Explores how China''s oldest poetry collection was interpreted in a Confucian exegetical text—the Mao Commentary—in the mid-second century BCE.

The Shijing ("Canon of Odes") is China''s oldest poetry collection, traditionally considered to have been edited by Confucius himself. Despite their enormous importance for Confucianism and Chinese civilization, the 305 odes have for millennia also puzzled readers. Why did the Sage include in the Canon apparently lewd poems about women promising men to "hitch up" their skirts and "wade the river," and men "tossing and turning in bed" yearning for young women? What did the innumerable representations of plants, beasts, and birds, and of various climactic and astronomical phenomena, signify beyond their immediate function as natural descriptions?

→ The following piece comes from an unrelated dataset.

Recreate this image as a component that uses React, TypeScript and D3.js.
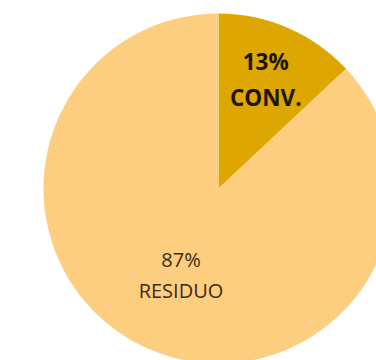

One such puzzled reader was Mao Heng, a learned Confucian employed at a minor court in the mid-second century BCE. The object of this study is the Commentary that Mao composed on the Odes, and in particular the hermeneutic tool-the xing-that he invented to explain the figurality and tropes at play in them. Mao''s "xingish" interpretation of the Odes is both genuinely hermeneutic, in that it explains the rhetorical organization of these poems, and thoroughly ideological, since it allows Mao to transform them into Confucian dogma. The book also argues that the xing, content, function, and cultural importance, is comparable to the Aristotelian concept of metaphor (metaphora), and that the xing, the Odes, and the practice of shi (Chinese "poetry") demand an intercultural, "comparative" reading for a more nuanced understanding.